Plaintiffs testified about loss of social life, confidence, and fear of travel. On cross, defense simply played Plaintiffs’ own public posts: Instagram photos and videos of partying, drinking, traveling (including international trips), all after the alleged events. The cross was minimal: “That’s you?” “Yes.”

Is social media a complete picture of anyone’s life? Of course not. But:

  • It was visual

  • It was the plaintiffs’ own content, and

  • It directly contradicted the emotional narrative we’d just heard.

Jurors gave those posts significant weight. They didn’t see devastated, homebound young people; they saw active social lives and travel.

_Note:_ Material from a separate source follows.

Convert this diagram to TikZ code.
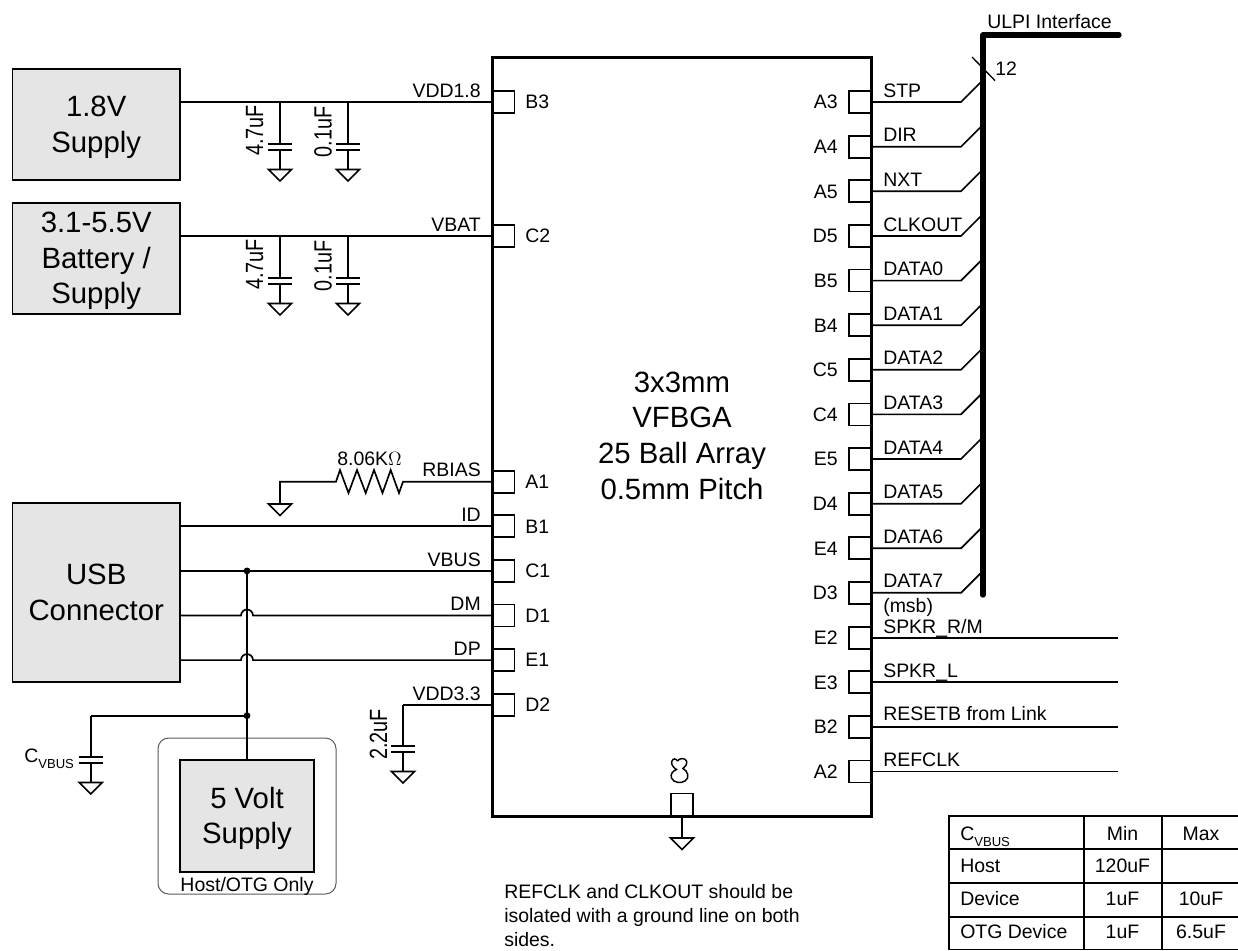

That disconnect hurt Plaintiffs’ credibility across the board. If you’re trying cases in 2026 and not aggressively auditing your clients’ and key witnesses’ social media—on both sides—you’re missing (or risking) powerful evidence.

Jurors Notice How You Treat People

Overall, counsel on both sides were respectful. But in deliberations, several jurors commented that defense counsel seemed more consistently measured and respectful with witnesses, particularly on cross.

Did that swing the verdict? Hard to quantify. Did it influence who we trusted more? Absolutely.

Jurors are constantly:

  • Watching your tone, body language, and reactions, and

  • Using those cues as a proxy for your reliability and fairness.

Aggression, sarcasm, and eye‑rolling might win points at counsel table. From the box, they often look like insecurity.

Conclusion

Serving as a juror reminded me of something we all say but don’t always practice: Jury trials are not exercises in pure logic; they’re human decision‑making in real time. Facts matter. Law matters. But so do expectations, tone, visuals, proportionality, and respect. If you align all of those with the story you’re telling, your evidence lands very differently in the box than it does in your outline.